By Elijah McGuire-Berk
Elm Staff Writer
Broadcast news involves a lot of things. One aspect that people don’t usually focus on is the graphics that are used in news stories. From the tiny headlines at the bottom of the page to the full-screen titles that take about half a minute, they all require somebody to create them. On Nov. 6, Ventura Castro, the managing art director of NBC News described what he does as the managing art director.
Castro talked about his experience as a young child, watching old TV shows. The “The Twilight Zone” especially got his attention. Even though he was scared by the show itself, he loved watching the unique and innovative introductory sequence.
Castro said that films used to superimpose the name of the movie onto an opening shot. It got the job done, but all it did was show where the film was taking place. Castro said, “… film titles were like, ‘hey, let’s just throw up the name of a film over a background, maybe it’s New York City.’” He cited films like “Se7ven” that break that tradition of simply using an opening shot or scene to start a film and instead have an introductory montage, calling it, “a story in of itself.”
Not all graphics are created equal. He explained how some of the graphics that he and his team make, such as a breaking news headline, are made in about an hour and how some, such as a longer piece about Nelson Mandela’s funeral, can take up to three days.

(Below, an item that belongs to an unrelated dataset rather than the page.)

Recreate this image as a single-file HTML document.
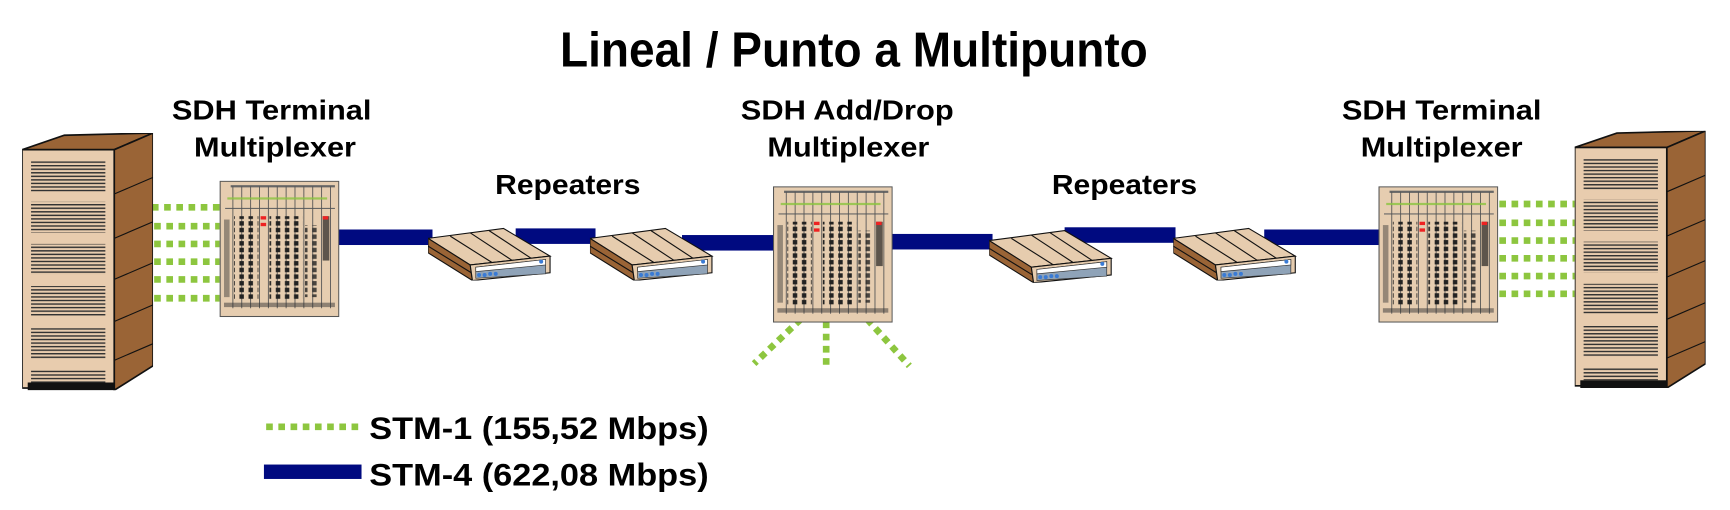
<!DOCTYPE html>
<html><head><meta charset="utf-8"><style>html,body{margin:0;padding:0;background:#fff}svg{display:block}</style></head>
<body>
<svg width="1730" height="510" viewBox="0 0 1560 460" preserveAspectRatio="none" xmlns="http://www.w3.org/2000/svg" font-family="Liberation Sans, sans-serif" font-weight="bold">
<defs>
  <pattern id="rk" width="4" height="3.2" patternUnits="userSpaceOnUse"><rect width="4" height="1.3" fill="#333"/></pattern>
  <pattern id="cells" width="8.2" height="6" patternUnits="userSpaceOnUse"><rect x="1.5" y="0.5" width="4" height="4" fill="#222"/></pattern>
  <symbol id="rack" viewBox="0 0 118 232" width="118" height="232">
    <polygon points="0,15 38,2 118,0 83,15" fill="#9a6436" stroke="#111" stroke-width="1.5"/>
    <polygon points="83,15 118,0 118,210 83,232" fill="#9a6436" stroke="#111" stroke-width="1.5"/>
    <line x1="83" y1="55" x2="118" y2="40" stroke="#111"/><line x1="83" y1="95" x2="118" y2="80" stroke="#111"/>
    <line x1="83" y1="132" x2="118" y2="117" stroke="#111"/><line x1="83" y1="170" x2="118" y2="155" stroke="#111"/>
    <line x1="83" y1="205" x2="118" y2="190" stroke="#111"/>
    <rect x="0" y="15" width="83" height="215" fill="#e8ccae" stroke="#111" stroke-width="1.5"/>
    <rect x="5" y="225" width="78" height="7" fill="#111"/>
    <rect x="8" y="25" width="67" height="28" fill="url(#rk)"/><rect x="8" y="62" width="67" height="28" fill="url(#rk)"/>
    <rect x="8" y="100" width="67" height="28" fill="url(#rk)"/><rect x="8" y="138" width="67" height="28" fill="url(#rk)"/>
    <rect x="8" y="176" width="67" height="28" fill="url(#rk)"/><rect x="8" y="213" width="67" height="12" fill="url(#rk)"/>
  </symbol>
  <symbol id="mux" viewBox="0 0 108 123" width="108" height="123">
    <rect x="0.5" y="0.5" width="107" height="122" fill="#e6cdb0" stroke="#555"/>
    <rect x="10" y="4" width="94" height="2" fill="#666"/>
    <line x1="5" y1="25" x2="104" y2="25" stroke="#666"/>
    <g stroke="#555" stroke-width="0.8">
      <line x1="12" y1="5" x2="12" y2="115"/><line x1="20" y1="5" x2="20" y2="115"/><line x1="28" y1="5" x2="28" y2="115"/>
      <line x1="36" y1="5" x2="36" y2="115"/><line x1="44" y1="5" x2="44" y2="115"/><line x1="52" y1="5" x2="52" y2="115"/>
      <line x1="60" y1="5" x2="60" y2="115"/><line x1="68" y1="5" x2="68" y2="115"/><line x1="76" y1="5" x2="76" y2="115"/>
      <line x1="84" y1="5" x2="84" y2="115"/><line x1="92" y1="5" x2="92" y2="115"/><line x1="100" y1="5" x2="100" y2="115"/>
    </g>
    <g fill="#8bc43f"><rect x="7" y="15" width="90" height="2" opacity="0.8"/></g>
    <rect x="13" y="32" width="22" height="75" fill="url(#cells)"/>
    <rect x="45" y="32" width="30" height="75" fill="url(#cells)"/>
    <rect x="77" y="40" width="14" height="65" fill="url(#cells)" opacity="0.8"/>
    <rect x="93" y="32" width="6" height="40" fill="#222" opacity="0.7"/>
    <rect x="4" y="35" width="5" height="70" fill="#333" opacity="0.45"/>
    <rect x="37" y="32" width="5" height="3" fill="#e22"/><rect x="37" y="38" width="5" height="3" fill="#e22"/>
    <rect x="93" y="32" width="5" height="3" fill="#e22"/>
    <rect x="4" y="110" width="100" height="4" fill="#333" opacity="0.5"/>
  </symbol>
  <symbol id="rep" viewBox="0 0 112 50" width="112" height="50">
    <polygon points="0,12 68,3 110,28 38,36" fill="#e6ccae" stroke="#111"/>
    <line x1="20" y1="10" x2="58" y2="34" stroke="#111"/><line x1="38" y1="7" x2="76" y2="32" stroke="#111"/><line x1="55" y1="5" x2="93" y2="30" stroke="#111"/>
    <polygon points="0,12 38,36 40,50 0,25" fill="#9a6436" stroke="#111"/>
    <line x1="0" y1="19" x2="39" y2="43" stroke="#111"/>
    <polygon points="38,36 110,28 110,43 40,50" fill="#e6ccae" stroke="#111"/>
    <polygon points="43,38 106,31 106,44 43,48" fill="#8fa3b8" stroke="#333" stroke-width="0.6"/>
    <polygon points="43,38 106,31 106,36 43,42" fill="#fff" stroke="#333" stroke-width="0.6"/>
    <g fill="#3a7bd5"><circle cx="46" cy="45" r="1.8"/><circle cx="51" cy="45" r="1.8"/><circle cx="56" cy="44" r="1.8"/><circle cx="61" cy="44" r="1.8"/><circle cx="102" cy="33" r="1.8"/></g>
  </symbol>
</defs>

<text x="770" y="60" font-size="44" text-anchor="middle" textLength="530" lengthAdjust="spacingAndGlyphs" fill="#000">Lineal / Punto a Multipunto</text>

<g font-size="25" text-anchor="middle" fill="#000">
  <text x="245" y="108" textLength="180" lengthAdjust="spacingAndGlyphs">SDH Terminal</text>
  <text x="248" y="141" textLength="146" lengthAdjust="spacingAndGlyphs">Multiplexer</text>
  <text x="764" y="108" textLength="192" lengthAdjust="spacingAndGlyphs">SDH Add/Drop</text>
  <text x="765" y="141" textLength="146" lengthAdjust="spacingAndGlyphs">Multiplexer</text>
  <text x="1300" y="108" textLength="180" lengthAdjust="spacingAndGlyphs">SDH Terminal</text>
  <text x="1300" y="141" textLength="146" lengthAdjust="spacingAndGlyphs">Multiplexer</text>
  <text x="512" y="175" textLength="131" lengthAdjust="spacingAndGlyphs">Repeaters</text>
  <text x="1014" y="175" textLength="131" lengthAdjust="spacingAndGlyphs">Repeaters</text>
</g>

<g fill="#000a80">
  <rect x="305" y="207" width="85" height="14"/>
  <rect x="465" y="206" width="72" height="14"/>
  <rect x="615" y="212" width="84" height="14"/>
  <rect x="803" y="211" width="92" height="14"/>
  <rect x="960" y="205" width="100" height="14"/>
  <rect x="1140" y="207" width="105" height="14"/>
</g>

<g stroke="#8dc63f" stroke-width="6" stroke-dasharray="6,5" fill="none">
  <line x1="137" y1="187" x2="198" y2="187"/><line x1="139" y1="204" x2="198" y2="204"/>
  <line x1="139" y1="220" x2="198" y2="220"/><line x1="139" y1="236" x2="198" y2="236"/>
  <line x1="139" y1="252" x2="198" y2="252"/><line x1="139" y1="269" x2="198" y2="269"/>
  <line x1="1352" y1="184" x2="1420" y2="184"/><line x1="1352" y1="201" x2="1420" y2="201"/>
  <line x1="1352" y1="217" x2="1420" y2="217"/><line x1="1352" y1="233" x2="1420" y2="233"/>
  <line x1="1352" y1="249" x2="1420" y2="249"/><line x1="1352" y1="265" x2="1420" y2="265"/>
  <line x1="722" y1="288" x2="680" y2="328"/>
  <line x1="745" y1="290" x2="745" y2="331"/>
  <line x1="782" y1="288" x2="820" y2="330"/>
  <line x1="240" y1="385" x2="328" y2="385"/>
</g>

<use href="#rack" x="20" y="120"/>
<use href="#rack" x="1420" y="118"/>
<use href="#mux" x="198" y="163"/>
<use href="#mux" x="697" y="168"/>
<use href="#mux" x="1243" y="168"/>
<use href="#rep" x="386" y="203"/>
<use href="#rep" x="532" y="203"/>
<use href="#rep" x="892" y="205"/>
<use href="#rep" x="1058" y="203"/>

<rect x="238" y="419" width="88" height="13" fill="#000a80"/>
<g font-size="28" fill="#000">
  <text x="333" y="396" textLength="306" lengthAdjust="spacingAndGlyphs">STM-1 (155,52 Mbps)</text>
  <text x="333" y="438" textLength="306" lengthAdjust="spacingAndGlyphs">STM-4 (622,08 Mbps)</text>
</g>
</svg>
</body></html>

The physical aspects of graphics are just one part of a larger picture. There are also the factors of layouts and readability, mood and tempo, and color and font. There are lots of people from different departments who handle these aspects. Regarding the intricate details of the Mandela graphics, Castro cited the sharp edges of the boxes as well as the specific typeface selected to represent the tough times that Mandela faced during his lifetime.
The top executives who approve the graphics rarely use just one, Castro said, “Essentially, it’s a Frankenstein. Whatever you see on TV in terms of design is always a Frankenstein.”
He talked about the teamwork necessary to create such graphics. He explained that along with the art director, there are motion graphic artists who handle animations, the creative director who examines the final product, the designers who do still art, and a producer who helps put it all together. He pointed at a seemingly simple graphic and said, “There are about six different layers here.”
One of the most important aspects of running a creative team is communication. Castro said, “What’s really important to us is to really have that connection to our editorial team, and just like I said before, connecting with the other teams that aren’t part of your group is essential for any position.” In spite of the different skills that the departments have, he said, “We’re all one big team across the board.”
The talk as a whole was not only about the importance of creativity but also the importance of teamwork and all the effort that goes into something that most people don’t really think about.